Records with drawing code

· · ·

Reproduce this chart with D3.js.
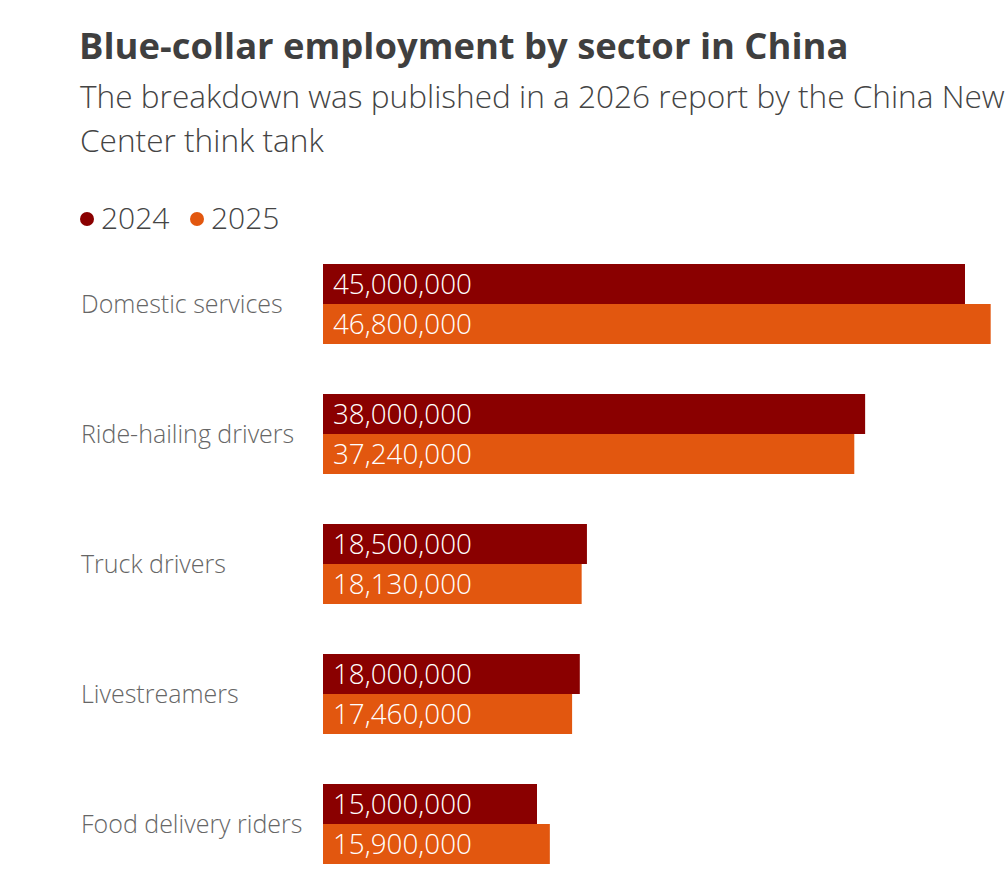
<!DOCTYPE html>
<html>
<head>
<meta charset="utf-8">
<script src="https://cdn.jsdelivr.net/npm/d3@7"></script>
<style>
  body { margin: 0; background: #fff; overflow: hidden; }
  svg { display: block; font-family: 'Open Sans', Lato, sans-serif; }
</style>
</head>
<body>
<script>
let categories = ['Domestic services', 'Ride-hailing drivers', 'Truck drivers', 'Livestreamers', 'Food delivery riders']
let years = ['2024', '2025']
let values2024 = [45000000, 38000000, 18500000, 18000000, 15000000]
let values2025 = [46800000, 37240000, 18130000, 17460000, 15900000]
let colors = ['#8a0000', '#e2570f']

let width = 1006
let height = 880
let x0 = 323

let dataset = categories.map((c, i) => ({ cat: c, vals: [values2024[i], values2025[i]] }))

let svg = d3.select('body')
  .append('svg')
  .attr('width', width)
  .attr('height', height)

// title + subtitle
svg.append('text')
  .attr('x', 79)
  .attr('y', 59)
  .attr('font-size', 36.4)
  .attr('font-weight', 'bold')
  .attr('fill', '#3f3f3f')
  .text('Blue-collar employment by sector in China')

// subtitle runs past the right edge, like the original
let subtitle = ['The breakdown was published in a 2026 report by the China New Employment Research', 'Center think tank']
svg.selectAll('.sub')
  .data(subtitle)
  .enter()
  .append('text')
  .attr('class', 'sub')
  .attr('x', 80)
  .attr('y', (d, i) => 108 + i * 44)
  .attr('font-size', 31.6)
  .attr('font-weight', 300)
  .attr('fill', '#444')
  .text(d => d)

// legend
let legend = svg.append('g')
let legendX = [87, 197]
years.forEach((y, i) => {
  legend.append('circle')
    .attr('cx', legendX[i])
    .attr('cy', 219)
    .attr('r', 7)
    .attr('fill', colors[i])
  legend.append('text')
    .attr('x', legendX[i] + 14)
    .attr('y', 229)
    .attr('font-size', 30)
    .attr('font-weight', 300)
    .attr('fill', '#444')
    .text(y)
})

let scaleX = d3.scaleLinear()
  .domain([0, 45000000])
  .range([x0, x0 + 642])

let scaleY = d3.scaleBand()
  .domain(categories)
  .range([239, 889])
  .paddingInner(50 / 130)
  .paddingOuter(25 / 130)

let scaleS = d3.scaleBand()
  .domain(years)
  .range([0, scaleY.bandwidth()])

let groups = svg.selectAll('.grp')
  .data(dataset)
  .enter()
  .append('g')
  .attr('class', 'grp')
  .attr('transform', d => 'translate(0,' + scaleY(d.cat) + ')')

groups.append('text')
  .attr('x', 81)
  .attr('y', scaleY.bandwidth() / 2)
  .attr('dy', '0.35em')
  .attr('font-size', 25)
  .attr('font-weight', 300)
  .attr('fill', '#666')
  .text(d => d.cat)

groups.selectAll('rect')
  .data(d => d.vals.map((v, i) => ({ v: v, year: years[i], i: i })))
  .enter()
  .append('rect')
  .attr('x', scaleX(0))
  .attr('y', d => scaleS(d.year))
  .attr('width', d => scaleX(d.v) - scaleX(0))
  .attr('height', scaleS.bandwidth())
  .attr('fill', d => colors[d.i])

let fmt = d3.format(',')
groups.selectAll('.val')
  .data(d => d.vals.map((v, i) => ({ v: v, year: years[i] })))
  .enter()
  .append('text')
  .attr('class', 'val')
  .attr('x', scaleX(0) + 10)
  .attr('y', d => scaleS(d.year) + scaleS.bandwidth() / 2)
  .attr('dy', '0.35em')
  .attr('font-size', 27.8)
  .attr('font-weight', 300)
  .attr('fill', '#fff')
  .text(d => fmt(d.v))
</script>
</body>
</html>
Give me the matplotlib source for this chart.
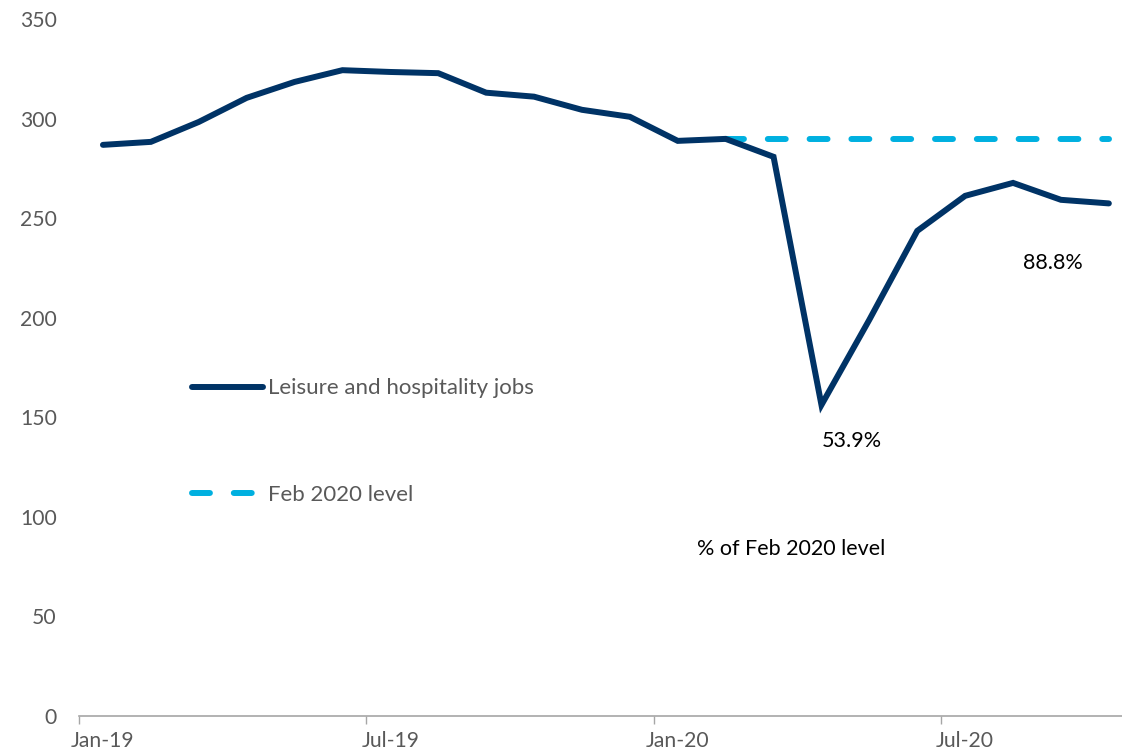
import matplotlib
matplotlib.use("Agg")
import matplotlib.pyplot as plt
import numpy as np

months = ["Jan-19","Feb-19","Mar-19","Apr-19","May-19","Jun-19","Jul-19","Aug-19",
          "Sep-19","Oct-19","Nov-19","Dec-19","Jan-20","Feb-20","Mar-20","Apr-20",
          "May-20","Jun-20","Jul-20","Aug-20","Sep-20","Oct-20"]
jobs = [286.8, 288.3, 298.3, 310.4, 318.4, 324.3, 323.4, 322.8, 313.0, 311.0, 304.4, 300.9,
        288.8, 289.8, 280.8, 156.2, 199.0, 243.6, 261.2, 267.7, 259.2, 257.4]
feb_idx = 13
tick_labels = ["Jan-19", "Jul-19", "Jan-20", "Jul-20"]
tick_months = [0, 6, 12, 18]

plt.rcParams['font.family'] = ['Lato', 'DejaVu Sans']
gray = "#595959"

fig = plt.figure(figsize=(11.22, 7.56), dpi=100)
ax = fig.add_axes([79/1122, 40/756, 22*47.9/1122, 697/756])

x = np.arange(len(jobs)) + 0.5
feb_level = jobs[feb_idx]
ax.plot(x, jobs, color="#003366", lw=4.3, solid_capstyle="round", solid_joinstyle="miter",
        label="Leisure and hospitality jobs", zorder=3)
ax.plot(x[feb_idx:], [feb_level]*len(x[feb_idx:]), color="#00B0E0", lw=4.3,
        dashes=(3, 4), dash_capstyle="round", label="Feb 2020 level", zorder=2)

ax.set_xlim(0, len(jobs))
ax.set_ylim(0, 350)
ax.set_yticks(range(0, 351, 50))
ax.tick_params(axis="y", length=0, pad=16, labelsize=15.2, labelcolor=gray)
ax.set_xticks(tick_months)
ax.set_xticklabels([""]*len(tick_months))
ax.set_xticks([t + 0.5 for t in tick_months], minor=True)
ax.set_xticklabels(tick_labels, minor=True)
ax.tick_params(axis="x", which="major", length=6, width=1, color="#A6A6A6", direction="out")
ax.tick_params(axis="x", which="minor", length=0, pad=11, labelsize=15.2, labelcolor=gray)

for s in ["top", "right", "left"]:
    ax.spines[s].set_visible(False)
ax.spines["bottom"].set_color("#A6A6A6")
ax.spines["bottom"].set_linewidth(1.2)

i_min = int(np.argmin(jobs))
ax.annotate(f"{jobs[i_min]/feb_level*100:.1f}%", (x[i_min], jobs[i_min]), xytext=(22, -26),
            textcoords="offset points", ha="center", va="center", fontsize=15.5, color="black")
ax.annotate(f"{jobs[-1]/feb_level*100:.1f}%", (x[-1], jobs[-1]), xytext=(-40, -43),
            textcoords="offset points", ha="center", va="center", fontsize=15.5, color="black")
ax.text(14.87, 84, "% of Feb 2020 level", ha="center", va="center", fontsize=15.5, color="black")

leg = ax.legend(loc="upper left", bbox_to_anchor=(0.088, 0.513), frameon=False, fontsize=16,
                handlelength=3.2, handletextpad=0.25, labelspacing=3.9, labelcolor=gray)

fig.savefig("out.png", dpi=100)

· · ·

• _REQUIRED TASK_: Restate each entry word for word, please, but drop any images it holds.

• _OUTPUT_:
Reproduce this chart with D3.js.
<!DOCTYPE html>
<html>
<head>
<meta charset="utf-8">
<script src="https://cdn.jsdelivr.net/npm/d3@7"></script>
<style>
  body { margin: 0; background: #fff; overflow: hidden; }
  svg { display: block; font-family: 'Open Sans', Lato, sans-serif; }
</style>
</head>
<body>
<script>
let categories = ['Domestic services', 'Ride-hailing drivers', 'Truck drivers', 'Livestreamers', 'Food delivery riders']
let years = ['2024', '2025']
let values2024 = [45000000, 38000000, 18500000, 18000000, 15000000]
let values2025 = [46800000, 37240000, 18130000, 17460000, 15900000]
let colors = ['#8a0000', '#e2570f']

let width = 1006
let height = 880
let x0 = 323

let dataset = categories.map((c, i) => ({ cat: c, vals: [values2024[i], values2025[i]] }))

let svg = d3.select('body')
  .append('svg')
  .attr('width', width)
  .attr('height', height)

// title + subtitle
svg.append('text')
  .attr('x', 79)
  .attr('y', 59)
  .attr('font-size', 36.4)
  .attr('font-weight', 'bold')
  .attr('fill', '#3f3f3f')
  .text('Blue-collar employment by sector in China')

// subtitle runs past the right edge, like the original
let subtitle = ['The breakdown was published in a 2026 report by the China New Employment Research', 'Center think tank']
svg.selectAll('.sub')
  .data(subtitle)
  .enter()
  .append('text')
  .attr('class', 'sub')
  .attr('x', 80)
  .attr('y', (d, i) => 108 + i * 44)
  .attr('font-size', 31.6)
  .attr('font-weight', 300)
  .attr('fill', '#444')
  .text(d => d)

// legend
let legend = svg.append('g')
let legendX = [87, 197]
years.forEach((y, i) => {
  legend.append('circle')
    .attr('cx', legendX[i])
    .attr('cy', 219)
    .attr('r', 7)
    .attr('fill', colors[i])
  legend.append('text')
    .attr('x', legendX[i] + 14)
    .attr('y', 229)
    .attr('font-size', 30)
    .attr('font-weight', 300)
    .attr('fill', '#444')
    .text(y)
})

let scaleX = d3.scaleLinear()
  .domain([0, 45000000])
  .range([x0, x0 + 642])

let scaleY = d3.scaleBand()
  .domain(categories)
  .range([239, 889])
  .paddingInner(50 / 130)
  .paddingOuter(25 / 130)

let scaleS = d3.scaleBand()
  .domain(years)
  .range([0, scaleY.bandwidth()])

let groups = svg.selectAll('.grp')
  .data(dataset)
  .enter()
  .append('g')
  .attr('class', 'grp')
  .attr('transform', d => 'translate(0,' + scaleY(d.cat) + ')')

groups.append('text')
  .attr('x', 81)
  .attr('y', scaleY.bandwidth() / 2)
  .attr('dy', '0.35em')
  .attr('font-size', 25)
  .attr('font-weight', 300)
  .attr('fill', '#666')
  .text(d => d.cat)

groups.selectAll('rect')
  .data(d => d.vals.map((v, i) => ({ v: v, year: years[i], i: i })))
  .enter()
  .append('rect')
  .attr('x', scaleX(0))
  .attr('y', d => scaleS(d.year))
  .attr('width', d => scaleX(d.v) - scaleX(0))
  .attr('height', scaleS.bandwidth())
  .attr('fill', d => colors[d.i])

let fmt = d3.format(',')
groups.selectAll('.val')
  .data(d => d.vals.map((v, i) => ({ v: v, year: years[i] })))
  .enter()
  .append('text')
  .attr('class', 'val')
  .attr('x', scaleX(0) + 10)
  .attr('y', d => scaleS(d.year) + scaleS.bandwidth() / 2)
  .attr('dy', '0.35em')
  .attr('font-size', 27.8)
  .attr('font-weight', 300)
  .attr('fill', '#fff')
  .text(d => fmt(d.v))
</script>
</body>
</html>
Give me the matplotlib source for this chart.
import matplotlib
matplotlib.use("Agg")
import matplotlib.pyplot as plt
import numpy as np

months = ["Jan-19","Feb-19","Mar-19","Apr-19","May-19","Jun-19","Jul-19","Aug-19",
          "Sep-19","Oct-19","Nov-19","Dec-19","Jan-20","Feb-20","Mar-20","Apr-20",
          "May-20","Jun-20","Jul-20","Aug-20","Sep-20","Oct-20"]
jobs = [286.8, 288.3, 298.3, 310.4, 318.4, 324.3, 323.4, 322.8, 313.0, 311.0, 304.4, 300.9,
        288.8, 289.8, 280.8, 156.2, 199.0, 243.6, 261.2, 267.7, 259.2, 257.4]
feb_idx = 13
tick_labels = ["Jan-19", "Jul-19", "Jan-20", "Jul-20"]
tick_months = [0, 6, 12, 18]

plt.rcParams['font.family'] = ['Lato', 'DejaVu Sans']
gray = "#595959"

fig = plt.figure(figsize=(11.22, 7.56), dpi=100)
ax = fig.add_axes([79/1122, 40/756, 22*47.9/1122, 697/756])

x = np.arange(len(jobs)) + 0.5
feb_level = jobs[feb_idx]
ax.plot(x, jobs, color="#003366", lw=4.3, solid_capstyle="round", solid_joinstyle="miter",
        label="Leisure and hospitality jobs", zorder=3)
ax.plot(x[feb_idx:], [feb_level]*len(x[feb_idx:]), color="#00B0E0", lw=4.3,
        dashes=(3, 4), dash_capstyle="round", label="Feb 2020 level", zorder=2)

ax.set_xlim(0, len(jobs))
ax.set_ylim(0, 350)
ax.set_yticks(range(0, 351, 50))
ax.tick_params(axis="y", length=0, pad=16, labelsize=15.2, labelcolor=gray)
ax.set_xticks(tick_months)
ax.set_xticklabels([""]*len(tick_months))
ax.set_xticks([t + 0.5 for t in tick_months], minor=True)
ax.set_xticklabels(tick_labels, minor=True)
ax.tick_params(axis="x", which="major", length=6, width=1, color="#A6A6A6", direction="out")
ax.tick_params(axis="x", which="minor", length=0, pad=11, labelsize=15.2, labelcolor=gray)

for s in ["top", "right", "left"]:
    ax.spines[s].set_visible(False)
ax.spines["bottom"].set_color("#A6A6A6")
ax.spines["bottom"].set_linewidth(1.2)

i_min = int(np.argmin(jobs))
ax.annotate(f"{jobs[i_min]/feb_level*100:.1f}%", (x[i_min], jobs[i_min]), xytext=(22, -26),
            textcoords="offset points", ha="center", va="center", fontsize=15.5, color="black")
ax.annotate(f"{jobs[-1]/feb_level*100:.1f}%", (x[-1], jobs[-1]), xytext=(-40, -43),
            textcoords="offset points", ha="center", va="center", fontsize=15.5, color="black")
ax.text(14.87, 84, "% of Feb 2020 level", ha="center", va="center", fontsize=15.5, color="black")

leg = ax.legend(loc="upper left", bbox_to_anchor=(0.088, 0.513), frameon=False, fontsize=16,
                handlelength=3.2, handletextpad=0.25, labelspacing=3.9, labelcolor=gray)

fig.savefig("out.png", dpi=100)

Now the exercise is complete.